The main protagonist is David
Lurie, a professor of language and literature in Cape Town, who has an affair
with his student, Melanie Isaacs. Having sex with the girl makes the 52-year-old
feel young again – and this indeed is his motive. He seduces her using his
powerful position as professor, veritably forces himself on her, and mentally
traumatises her. The affair also has a political dimension: Lurie is white,
Melanie is coloured, and Lurie believes he is entitled to have sex with her:
“ … a woman’s body does not belong to her alone. It is
part of the bounty she brings into the world. She has a duty to share it.”
…
Smooth words, as old as seduction itself. Yet at this moment he believes in
them. She does not own herself. (1)
This is the mentality of the
white colonial rulers, who believe they have a right to non-white women and
girls, and who frequently exploit them sexually (2). But Lurie’s sexual assault
takes place after Apartheid has ended, and it has consequences: He is dismissed
by the university. The unemployed, ageing ex-professor, who has become a nonperson
in Cape Town, flees to his daughter, Lucy, who has a small farm in the Eastern
Cape province. The farm is located in a region whose population has long been
predominantly non-white, but which was dominated and exploited by whites during
Apartheid. After Apartheid, the whites, like Lucy, have become an embattled
minority, while many blacks are prospering. One of these is Lucy’s neighbour,
Petrus, who is gaining influence, and eventually makes Lucy and her small
estate economically dependent on him, becoming her patron; by the time Lucy’s
father arrives from Cape Town, Petrus has already bought a hectare of her land.
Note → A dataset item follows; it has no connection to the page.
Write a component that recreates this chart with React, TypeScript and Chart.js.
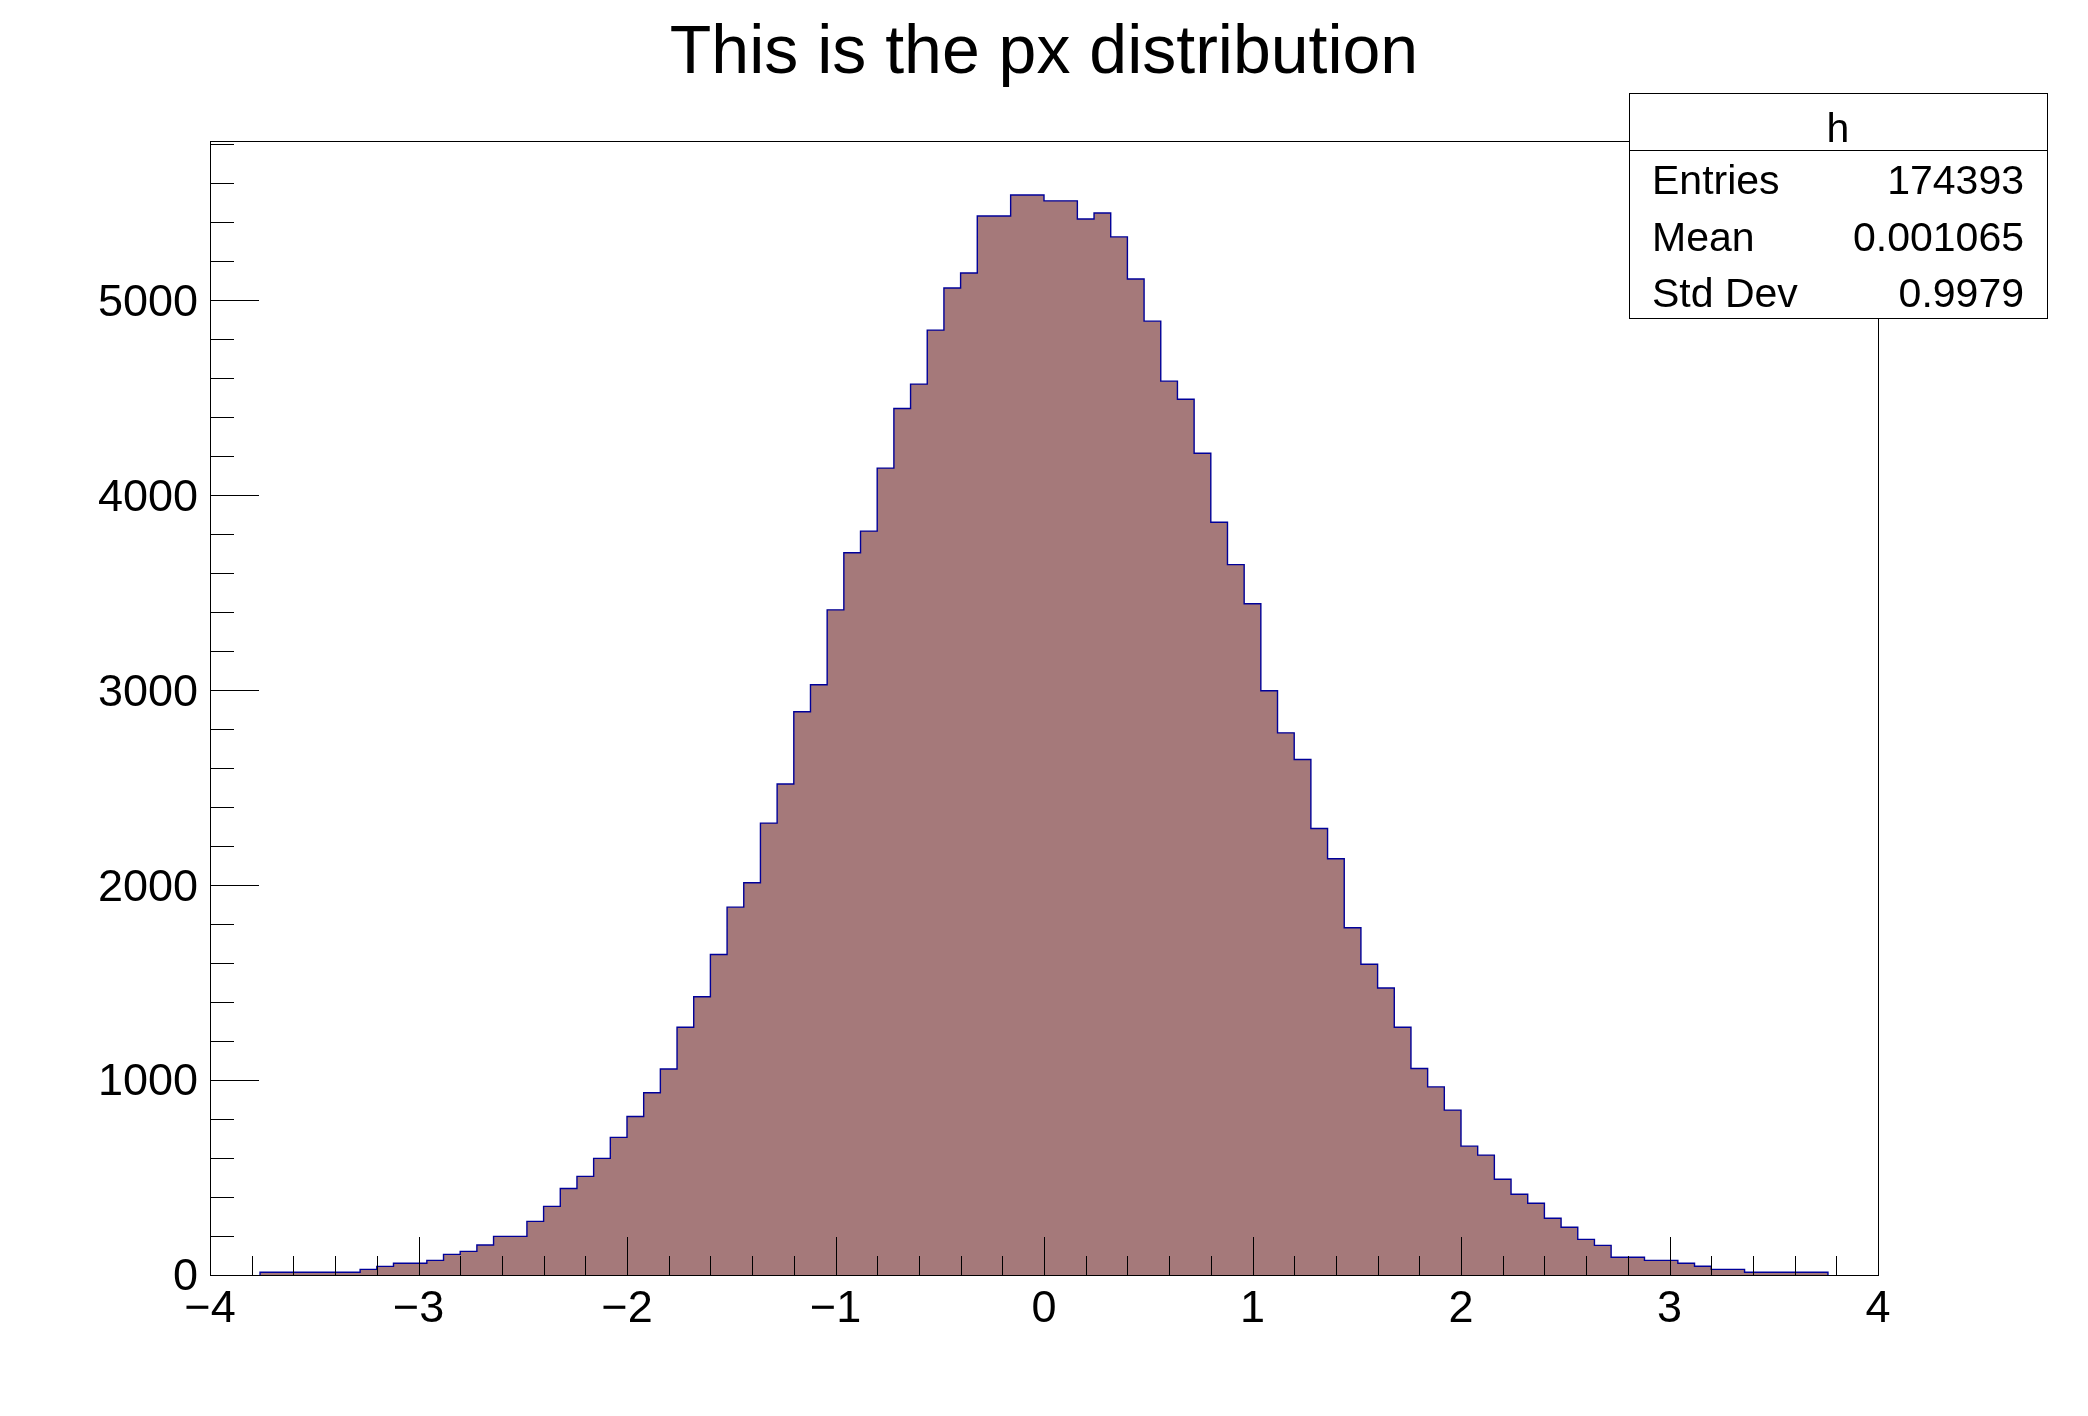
import { useEffect, useRef } from 'react';
import { Chart, registerables } from 'chart.js';

Chart.register(...registerables);

const histTitle = 'This is the px distribution';
const histName = 'h';
const xLow = -4;
const xHigh = 4;
const binWidth = 0.08;
// bin contents, 100 bins from -4 to 4
const counts = [
  0, 0, 0, 14, 14, 14, 14, 14, 14, 29,
  44, 60, 60, 75, 106, 121, 154, 198, 198, 275,
  352, 444, 506, 598, 706, 813, 935, 1057, 1271, 1427,
  1644, 1887, 2012, 2318, 2519, 2889, 3028, 3412, 3705, 3816,
  4139, 4445, 4570, 4847, 5063, 5140, 5432, 5432, 5540, 5540,
  5510, 5510, 5417, 5448, 5325, 5109, 4893, 4585, 4492, 4215,
  3861, 3644, 3443, 2997, 2781, 2644, 2290, 2135, 1781, 1594,
  1472, 1271, 1059, 965, 846, 661, 615, 491, 414, 368,
  291, 245, 183, 152, 91, 91, 75, 75, 60, 45,
  29, 29, 14, 14, 14, 14, 14, 0, 0, 0,
];
const xTicks = [-4, -3, -2, -1, 0, 1, 2, 3, 4];
const yTicks = [0, 1000, 2000, 3000, 4000, 5000];
const xMinorStep = 0.2;
const yMinorStep = 200;
const statLabels = ['Entries', 'Mean', 'Std Dev'];
const statValues = ['174393', '0.001065', '0.9979'];

const FONT = '"Liberation Sans", Arial, Helvetica, sans-serif';
const fillColor = '#a5797a';
const lineColor = '#000099';

const rootDecor = {
  id: 'rootDecor',
  afterDatasetsDraw(chart: any) {
    const { ctx, chartArea: a, scales } = chart;
    const xs = scales.x;
    const ys = scales.y;
    ctx.save();
    ctx.strokeStyle = '#000';
    ctx.lineWidth = 1;
    ctx.beginPath();
    // x ticks, drawn inward
    const nx = Math.round((xHigh - xLow) / xMinorStep);
    for (let k = 0; k <= nx; k++) {
      const v = xLow + k * xMinorStep;
      const px = Math.round(xs.getPixelForValue(v)) + 0.5;
      const len = k % 5 === 0 ? 38 : 19;
      ctx.moveTo(px, a.bottom);
      ctx.lineTo(px, a.bottom - len);
    }
    // y ticks, drawn inward
    for (let k = 0; k * yMinorStep <= ys.max; k++) {
      const v = k * yMinorStep;
      const py = Math.round(ys.getPixelForValue(v)) + 0.5;
      const len = k % 5 === 0 ? 49 : 24;
      ctx.moveTo(a.left, py);
      ctx.lineTo(a.left + len, py);
    }
    ctx.stroke();
    // frame
    ctx.strokeRect(Math.round(a.left) + 0.5, Math.round(a.top) + 0.5,
      Math.round(a.right - a.left), Math.round(a.bottom - a.top));

    // stats box
    const bx = 1629, by = 93, bw = 418, bh = 225;
    ctx.fillStyle = '#fff';
    ctx.fillRect(bx, by, bw, bh);
    ctx.strokeRect(bx + 0.5, by + 0.5, bw, bh);
    ctx.beginPath();
    ctx.moveTo(bx, by + 57.5);
    ctx.lineTo(bx + bw, by + 57.5);
    ctx.stroke();
    ctx.fillStyle = '#000';
    ctx.font = `41px ${FONT}`;
    ctx.textBaseline = 'alphabetic';
    ctx.textAlign = 'center';
    ctx.fillText(histName, bx + bw / 2, 142);
    statLabels.forEach((lab, i) => {
      const base = 194 + i * 56.5;
      ctx.textAlign = 'left';
      ctx.fillText(lab, 1652, base);
      ctx.textAlign = 'right';
      ctx.fillText(statValues[i], 2024, base);
    });

    // title
    ctx.font = `68px ${FONT}`;
    ctx.textAlign = 'center';
    ctx.fillText(histTitle, 1044, 73);
    ctx.restore();
  },
};

export default function App() {
  const canvasRef = useRef<HTMLCanvasElement>(null);

  useEffect(() => {
    const canvas = canvasRef.current;
    if (!canvas) return;
    const ctx = canvas.getContext('2d');
    if (!ctx) return;

    // step outline over the filled bins: rise at the first edge, drop at the last
    const first = counts.findIndex((c) => c > 0);
    let last = counts.length - 1;
    while (last > first && counts[last] === 0) last--;
    const edge = (i: number) => xLow + i * binWidth;
    const points = [{ x: edge(first), y: 0 }];
    for (let i = first; i <= last; i++) points.push({ x: edge(i), y: counts[i] });
    points.push({ x: edge(last + 1), y: 0 });
    const yMax = Math.max(...counts) * 1.05;

    const chart = new Chart(ctx, {
      type: 'line',
      data: {
        datasets: [{
          label: histName,
          data: points,
          stepped: 'before',
          borderColor: lineColor,
          borderWidth: 1.4,
          backgroundColor: fillColor,
          fill: 'origin',
          pointRadius: 0,
        }],
      },
      options: {
        animation: false,
        responsive: false,
        devicePixelRatio: 1,
        layout: { padding: { left: 0, top: 141, right: 210, bottom: 0 } },
        plugins: {
          legend: { display: false },
          title: { display: false },
          tooltip: { enabled: false },
        },
        scales: {
          x: {
            type: 'linear',
            min: xLow,
            max: xHigh,
            grid: { display: false, drawTicks: false },
            border: { display: false },
            afterBuildTicks: (s: any) => { s.ticks = xTicks.map((v) => ({ value: v })); },
            afterFit: (s: any) => { s.height = 141; },
            ticks: {
              padding: 8,
              maxRotation: 0,
              autoSkip: false,
              color: '#000',
              font: { family: FONT, size: 45 },
              callback: (v: any) => (Number(v) < 0 ? '\u2212' + Math.abs(Number(v)) : String(v)),
            },
          },
          y: {
            type: 'linear',
            min: 0,
            max: yMax,
            grid: { display: false, drawTicks: false },
            border: { display: false },
            afterBuildTicks: (s: any) => { s.ticks = yTicks.map((v) => ({ value: v })); },
            afterFit: (s: any) => { s.width = 210; },
            ticks: {
              padding: 12,
              labelOffset: 3,
              autoSkip: false,
              color: '#000',
              font: { family: FONT, size: 45 },
              callback: (v: any) => String(v),
            },
          },
        },
      },
      plugins: [rootDecor],
    });
    return () => {
      chart.destroy();
    };
  }, []);

  return (
    <div style={{ position: 'absolute', left: 0, top: 0, width: 2088, height: 1416, background: '#fff' }}>
      <canvas ref={canvasRef} width={2088} height={1416} style={{ width: 2088, height: 1416, display: 'block' }} />
    </div>
  );
}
Lucy and her father soon feel the hate of the blacks, who had been oppressed
and exploited for so long: Three black youths attack the farm, rape and
impregnate Lucy, and lock David Lurie in the toilet to prevent him from
protecting his daughter. Later, Lucy and her father recognise one of the
rapists: He is very young, is part of Petrus’ clan, and is called Pollux. To
the great chagrin of her racist father, Lucy decides to keep the child.
As he thinks about his daughter’s odious impregnator, the jealous father sees an
image in his mind comparing Lucy with fertile land:
Something about Pollux sends him into a rage: his
ugly, opaque little eyes, his insolence, but also the thought that like a weed
he has been allowed to tangle his roots with Lucy and Lucy’s existence.
(p. 209)
The seed Pollux has sown in
Lucy will bear fruit; the “weed” germinating in Lucy is Pollux’s flesh and
blood, his child.
Lurie’s comparison has a long tradition: “Attic religion clearly attests to the
fact that the sowing and harvesting of fruit was equated with human procreation
and birth, that is to say, they were seen as one,” writes Albrecht Dieterich in
his essay Mutter Erde. Ein Versuch über
Volksreligion (Mother Earth: an essay on folk-religion), still considered
fundamental to this day. Of the many examples listed by Dieterich (3), one in
particular is worth mentioning. In Sophocles’ drama The Women of Trachis, Deianira is the wife of Hercules, bearing
his children but still feeling neglected by him, as the adventurous hero is
rarely at home with her; she compares herself to a distant field, with him as
the farmer:
And
then children were born to us; whom he has seen only as the husbandman sees his
distant field, which he visits at seed-time, and once again at harvest. (4)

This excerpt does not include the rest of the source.